I think all the other answers are correct. You are basically screwed unless you can scrape off/dissolve all the wax
 
Chalk paint on older furniture is used to obtain a Scruffy finish simulating well worn 'chique' appearance in some folks eyes, the fact that it bonds in some areas and rubs off easily in others where wax prevents bonding is a plus for those after the 'look'.
 
If I didn't go for the Protex, what would be the best solvent to use to get rid of the wax?
 
Or to get rid of the varnish for that matter?

I realise you've said that nothing will bond to wax because that's its purpose, but would anything bond to varnish? The varnish has covered the wax layer completely. I gues if the table is in a relatively hot room there would be a chance the wax would melt under the varnish. But what I don't understand is surely wax would slightly liquify and come off the wood in higher temperatures regardless of how thickly it is applied? Or does it need to be applied extremely sparingly so it's entirely absorbed by the wood?
 
A properly applied wax finish to a sealed surface and correctly buffed off should leave a surface layer that will be only be a matter of microns or fractions thereof thick.

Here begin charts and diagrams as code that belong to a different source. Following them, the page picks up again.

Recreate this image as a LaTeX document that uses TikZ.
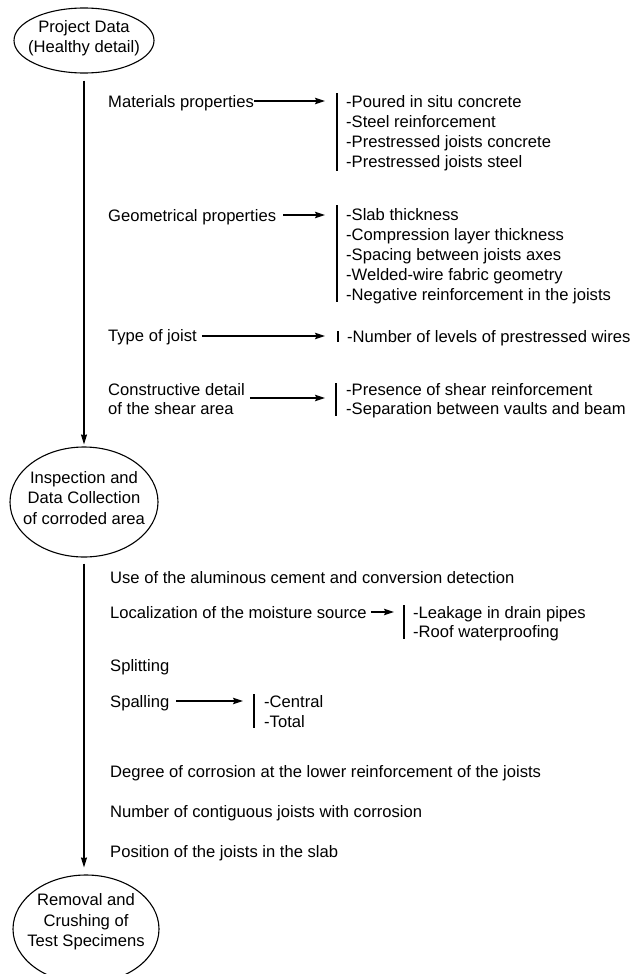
\documentclass[tikz,border=0pt]{standalone}
\usepackage{fontspec}
\setmainfont{Liberation Sans}
\usetikzlibrary{shapes.geometric,arrows.meta}
\begin{document}
\begin{tikzpicture}[x=1pt,y=-1pt,
  every node/.style={font=\fontsize{16.6}{20}\selectfont},
  txt/.style={inner sep=0pt, anchor=base west},
  oval/.style={draw, ellipse, line width=1.1pt, inner sep=0pt},
  ovaltext/.style={inner sep=0pt, align=center, font=\fontsize{16.6}{20.5}\selectfont},
  flow/.style={line width=1.3pt, -{Stealth[length=10pt,width=6pt,inset=1pt]}},
  pointer/.style={line width=1.1pt, -{Stealth[length=10pt,width=6.5pt,inset=1.5pt]}},
  bar/.style={line width=1.3pt}]
\useasboundingbox (0,0) rectangle (632,974);

% ---- stage ellipses
\node[oval, minimum width=140pt, minimum height=65pt] (e1) at (84,40.5) {};
\node[ovaltext] (e1t) at (84,38) {Project Data\\(Healthy detail)};
\node[oval, minimum width=148pt, minimum height=110pt] (e2) at (84,502) {};
\node[ovaltext] (e2t) at (84,498) {Inspection and\\Data Collection\\of corroded area};
\node[oval, minimum width=146pt, minimum height=108pt] (e3) at (86,929) {};
\node[ovaltext] (e3t) at (86,922) {Removal and\\Crushing of\\Test Specimens};

\draw[flow, shorten <=7pt, shorten >=2pt] (e1.south) -- (e1.south |- e2.north);
\draw[flow, shorten <=6pt, shorten >=7pt] (e2.south) -- (e2.south |- e3.north);

% ---- Project data items
\node[txt] (mat) at (108,107) {Materials properties};
\coordinate (matend) at (325,101);
\draw[pointer] (mat.east |- matend) -- (matend);
\draw[bar] (337,93) -- (337,171);
\node[txt] (m1) at (346,107) {-Poured in situ concrete};
\node[txt] (m2) at (346,127) {-Steel reinforcement};
\node[txt] (m3) at (346,147) {-Prestressed joists concrete};
\node[txt] (m4) at (346,167) {-Prestressed joists steel};

\node[txt] (geo) at (108,221) {Geometrical properties};
\coordinate (geoend) at (325,215);
\draw[pointer, shorten <=7pt] (geo.east |- geoend) -- (geoend);
\draw[bar] (337,205) -- (337,302);
\node[txt] (g1) at (346,220) {-Slab thickness};
\node[txt] (g2) at (346,240) {-Compression layer thickness};
\node[txt] (g3) at (346,260) {-Spacing between joists axes};
\node[txt] (g4) at (346,280) {-Welded-wire fabric geometry};
\node[txt] (g5) at (346,300) {-Negative reinforcement in the joists};

\node[txt] (typ) at (108,341) {Type of joist};
\coordinate (typend) at (325,336);
\draw[pointer, shorten <=5pt] (typ.east |- typend) -- (typend);
\draw[bar] (338,331) -- (338,342);
\node[txt] (t1) at (347,342) {-Number of levels of prestressed wires};

\node[txt] (con1) at (108,395) {Constructive detail};
\node[txt] (con2) at (108,414) {of the shear area};
\coordinate (conend) at (325,398);
\draw[pointer, shorten <=5pt] (con1.east |- conend) -- (conend);
\draw[bar] (336,383) -- (336,416);
\node[txt] (c1) at (346,395) {-Presence of shear reinforcement};
\node[txt] (c2) at (346,414) {-Separation between vaults and beam};

% ---- Inspection items
\node[txt] (use) at (110,583) {Use of the aluminous cement and conversion detection};

\node[txt] (loc) at (110,618) {Localization of the moisture source};
\coordinate (locend) at (394,612);
\draw[pointer, shorten <=4pt] (loc.east |- locend) -- (locend);
\draw[bar] (404,605) -- (404,639);
\node[txt] (l1) at (413,618) {-Leakage in drain pipes};
\node[txt] (l2) at (413,637) {-Roof waterproofing};

\node[txt] (spl) at (110,671) {Splitting};

\node[txt] (spa) at (110,707) {Spalling};
\coordinate (spaend) at (243,701);
\draw[pointer, shorten <=7pt] (spa.east |- spaend) -- (spaend);
\draw[bar] (254,694) -- (254,728);
\node[txt] (s1) at (264,707) {-Central};
\node[txt] (s2) at (264,727) {-Total};

\node[txt] (deg) at (110,777) {Degree of corrosion at the lower reinforcement of the joists};
\node[txt] (num) at (110,817) {Number of contiguous joists with corrosion};
\node[txt] (pos) at (110,857) {Position of the joists in the slab};
\end{tikzpicture}
\end{document}
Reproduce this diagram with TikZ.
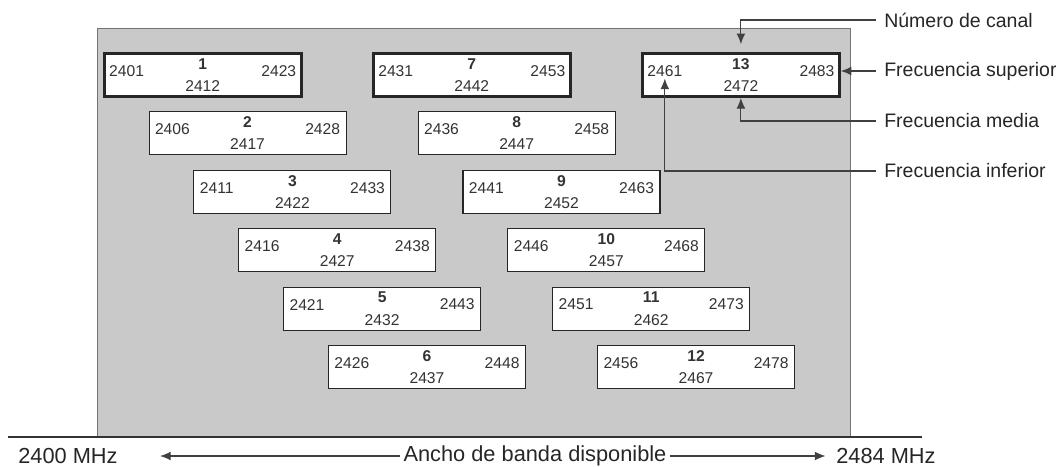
\documentclass[tikz,border=0pt]{standalone}
\usepackage{fontspec}
\setmainfont{Liberation Sans}
\usetikzlibrary{arrows.meta}
\tikzset{
  chbox/.style={draw=black!85, fill=white, line width=0.6pt, minimum width=3.94cm, minimum height=0.86cm, inner sep=0pt},
  chthick/.style={line width=1.7pt},
  num/.style={font=\fontsize{8.9}{10}\selectfont, inner sep=1pt, text=black!80},
  legend/.style={font=\fontsize{11.1}{13}\selectfont, anchor=west, inner xsep=4.5pt, inner ysep=1pt, text=black!85},
  axislab/.style={font=\fontsize{12.4}{14}\selectfont, inner sep=2pt, text=black!85},
  pointer/.style={draw=black!75, line width=0.6pt, -{Latex[length=6pt,width=5pt]}},
}
\begin{document}
\begin{tikzpicture}[x=0.02cm, y=-0.02cm]
\useasboundingbox (0,0) rectangle (1056,467);
\fill[black!21, draw=black!55, line width=0.5pt] (97,28) rectangle (850,437);
\foreach \n/\row/\st in {1/0/chthick,2/1/{},3/2/{},4/3/{},5/4/{},6/5/{},7/0/chthick,8/1/{},9/2/{},10/3/{},11/4/{},12/5/{},13/0/chthick}{
  \pgfmathtruncatemacro\fc{2407+5*\n}
  \pgfmathtruncatemacro\lo{\fc-11}
  \pgfmathtruncatemacro\hi{\fc+11}
  \node[chbox,\st] (ch\n) at ({202.7+8.97*(\fc-2412)},{75+58.4*\row}) {};
  \node[num, anchor=west] (lo\n) at ([xshift=2.5pt, yshift=2.3pt]ch\n.west) {\lo};
  \node[num, anchor=east] (hi\n) at ([xshift=-2.5pt, yshift=2.3pt]ch\n.east) {\hi};
  \node[num, font=\fontsize{8.9}{10}\selectfont\bfseries] (nr\n) at ([yshift=6.3pt]ch\n.center) {\n};
  \node[num] (fc\n) at ([yshift=-6.3pt]ch\n.center) {\fc};
}
\node[legend] (lcanal) at (876,20) {Número de canal};
\node[legend] (lsup) at (876,71) {Frecuencia superior};
\node[legend] (lmed) at (876,121) {Frecuencia media};
\node[legend] (linf) at (876,171) {Frecuencia inferior};
\draw[pointer] (lcanal.west) -| ([yshift=4.5pt]ch13.north);
\draw[pointer] (lsup.west) -- (lsup.west -| ch13.east);
\draw[pointer] (lmed.west) -| (ch13.south);
\draw[pointer] (linf.west) -| (lo13.south);
\draw[black!80, line width=0.8pt] (8,437) -- (922,437);
\node[axislab] (f0) at (68,456) {2400 MHz};
\node[axislab] (ancho) at (535,456) {Ancho de banda disponible};
\node[axislab] (f1) at (886,456) {2484 MHz};
\draw[pointer, shorten >=22pt] (ancho.west) -- (f0.east);
\draw[pointer, shorten >=4pt] (ancho.east) -- (f1.west);
\end{tikzpicture}
\end{document}
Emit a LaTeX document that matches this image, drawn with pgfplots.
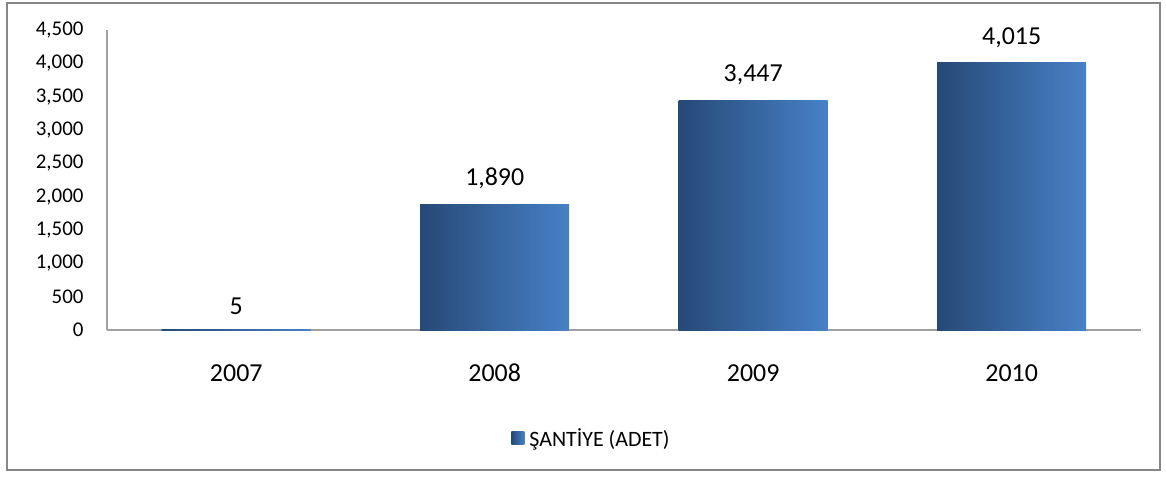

Applying a paste wax to an unsealed surface such that the solvents may penetrate at different rates dependent upon the porosity of the different grain presentations, and hence take with it varying amounts of the wax, will inevitably lead to an uneven or blotchy effect, whether this gives you a look you prefer is problematic.

Trying to get this penetrated wax out of the porous wood structure is normally only possible by removing the contaminated surface layer to a depth below the penetration.

For most projects you do not want the finishing wax to penetrate the wood, maybe, if you are just trying to apply a water resistant coating.

If the wax product is based on Bees wax as are the majority of furniture waxes it will melt at hand temperature and the surface will dull over time if handled as it transfers to the hands.

To limit this effect most are blended with higher melting point waxes such as Carnauba or even higher melting point Microcrystalline wax.